Question

If a line has direction ratios 2, -1, -2, then what are its direction cosines?

(a) $\pm \dfrac{2}{3},\mp \dfrac{1}{3},\mp \dfrac{2}{3}$
(b) $\mp \dfrac{1}{3},\pm \dfrac{2}{3},\mp \dfrac{1}{3}$
(c) $\mp \dfrac{2}{3},\mp \dfrac{2}{3},\mp \dfrac{2}{3}$
(d) $\pm \dfrac{1}{3},\pm \dfrac{1}{3},\pm \dfrac{1}{3}$

Answer 1

Firstly we should know that direction ratios of any particular line are the numbers which are proportional to direction cosines. Generally, direction cosines are represented by l, m and n respectively made with X – axis, Y – axis and Z – axis respectively whereas a, b, c are their respective direction ratios. We know that the direction cosines in terms of direction ratios are represented as
$l=\dfrac{a}{\sqrt{{{a}^{2}}+{{b}^{2}}+{{c}^{2}}}},\text{ }m=\dfrac{b}{\sqrt{{{a}^{2}}+{{b}^{2}}+{{c}^{2}}}},\text{ }n=\dfrac{c}{\sqrt{{{a}^{2}}+{{b}^{2}}+{{c}^{2}}}}$
Hence, we will have to replace the values of direction ratios a, b and c in the given formula with the data given in the question and solve them to get the required direction cosines.

Complete step by step answer:
Here, the values of the direction ratios are given as $a=2,\text{ b = }-1\text{, c =}-2$ according to our given question.

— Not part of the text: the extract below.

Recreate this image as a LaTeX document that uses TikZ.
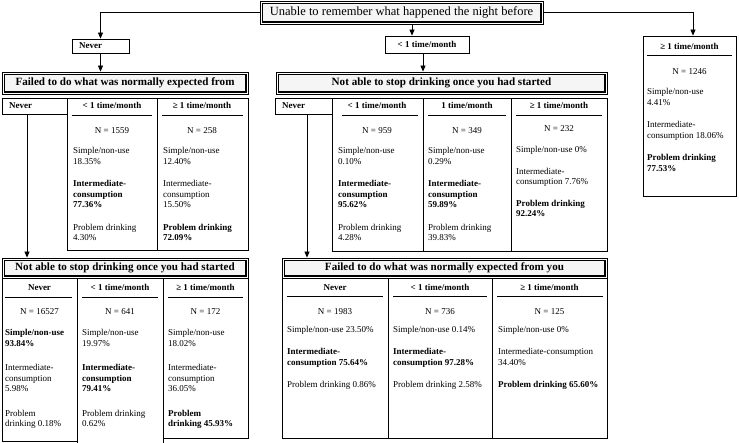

Now, we will replace the value of a, b and c in the above formula with 2, -1 and -2 respectively and find the required values of direction cosines.
Replacing the value of a with 2, b with -1 and c with -2 in first formula to get the value of l, we get,
$\Rightarrow l=\dfrac{2}{\sqrt{{{2}^{2}}+{{\left( -1 \right)}^{2}}+{{\left( -2 \right)}^{2}}}}\text{ }$
$\Rightarrow l=\dfrac{2}{\sqrt{4+1+4}}\text{ }$
$\Rightarrow l=\dfrac{2}{\sqrt{9}}$
$\Rightarrow l=\dfrac{2}{\pm 3}$
$\therefore \text{l=}\pm \dfrac{2}{3}\text{ }$
Hence, when $a=2,\text{ b = }-1\text{, c =}-2$, the value of l is $\pm \dfrac{2}{3}.$
Similarly, substituting the value of a with 2, b with -1 and c with -2 in second formula to get the value of m, we get,
$\Rightarrow m=\dfrac{\left( -1 \right)}{\sqrt{{{2}^{2}}+{{\left( -1 \right)}^{2}}+{{\left( -2 \right)}^{2}}}}\text{ }$
$\Rightarrow m=\dfrac{\left( -1 \right)}{\sqrt{4+1+4}}\text{ }$
$\Rightarrow m=\dfrac{\left( -1 \right)}{\sqrt{9}}$
$\Rightarrow m=\dfrac{\left( -1 \right)}{\pm 3}$
$\therefore m=\mp \dfrac{1}{3}\text{ }$
Hence, when $a=2,\text{ b = }-1\text{, c =}-2$, the value of m is $\mp \dfrac{1}{3}\text{. }$

Again, substituting the value of a with 2, b with -1 and c with -2 in third formula to get the value of n, we get,
$\Rightarrow n=\dfrac{\left( -2 \right)}{\sqrt{{{2}^{2}}+{{\left( -1 \right)}^{2}}+{{\left( -2 \right)}^{2}}}}\text{ }$
$\Rightarrow n=\dfrac{\left( -2 \right)}{\sqrt{4+1+4}}\text{ }$
$\Rightarrow n=\dfrac{\left( -2 \right)}{\sqrt{9}}$
$\Rightarrow n=\dfrac{\left( -2 \right)}{\pm 3}$
$\therefore n=\mp \dfrac{2}{3}\text{ }$
Hence, when $a=2,\text{ b = }-1\text{, c =}-2$, the value of n is $\mp \dfrac{2}{3}.$

So, the correct answer is “Option A”.

Note: Students usually make the mistake of finding only the value of first direction cosine, l and then choosing whichever option has that value without considering the values of other direction cosines, m and n. Therefore to avoid making such errors, firstly students must find the values of all direction cosines, l, m and n and then choose the correct option according to the calculated answer among all other options.